Chocolate Chip Greek Yogurt Muffins

Fluffy, bakery-style chocolate chip yogurt muffins made with simple ingredients and naturally sweetened with pure maple syrup.
Prep Time 15 minutes
Cook Time 15 minutes
Total Time 30 minutes
Servings: 10 muffins
Course: Breakfast
Cuisine: American
Calories: 255

Ingredients
  

  • 210 grams all purpose flour (or sub white whole wheat flour or gf all purpose flour)
  • 1 teaspoon baking powder
  • ½ teaspoon baking soda
  • ½ teaspoon kosher salt
  • 225 grams plain Greek yogurt (whole-milk or 2% is best)
  • 104 grams pure maple syrup
  • 67 grams extra virgin olive oil (or sub avocado oil, melted virgin coconut oil or melted butter)
  • 2 large eggs (at room temperature)
  • 2 teaspoons vanilla extract
  • 90 grams chocolate chips (plus 2 to 3 tablespoons for sprinkling on top)
  • 1 to 2 tablespoons granulated or coarse sugar (for sprinkling on top - optional)

Method
 

  1. Preheat the oven to 425 degrees F. Line a 12 cup muffin tin with 10 muffin liners and spray the liners with nonstick cooking spray to prevent sticking.
  2. In a large bowl, whisk together the flour, baking powder, baking soda, and salt until well combined.
  3. In a separate large bowl, whisk together the greek yogurt, maple syrup, olive oil, eggs, and vanilla extract until smooth and well combined.
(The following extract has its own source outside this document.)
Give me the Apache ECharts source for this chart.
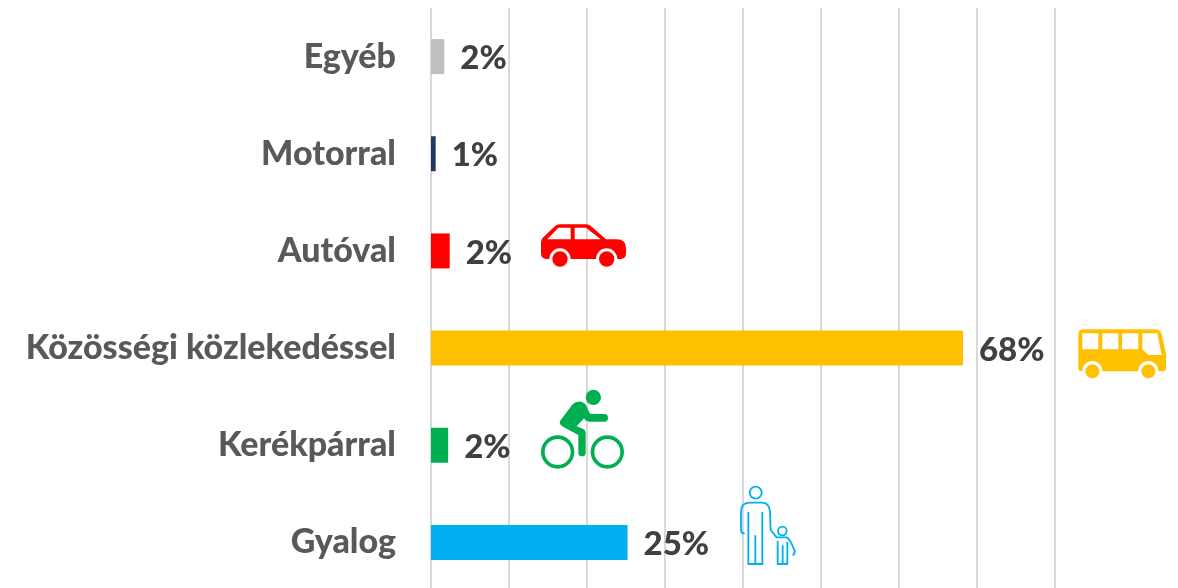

Add the dry ingredients to the wet ingredients and stir with a wooden spoon until well combined.
  4. Gently fold the chocolate chips into batter with a wooden spoon until incorporated.
  5. Divide batter evenly into the prepared muffin liners, filling all the way to the top. If desired, sprinkle the top of each muffin with a few extra chocolate chips and about a ½ teaspoon of sugar. Bake at 425 degrees F for 7 minutes, then reduce the heat in the oven to 350 degrees and bake for 8 to 13 minutes more or until the toothpick comes out clean or with just a few crumbs attached. Makes 10 big muffins!

Notes

These muffins are fluffy and perfect for breakfast or a snack. They can be made gluten-free by substituting the flour.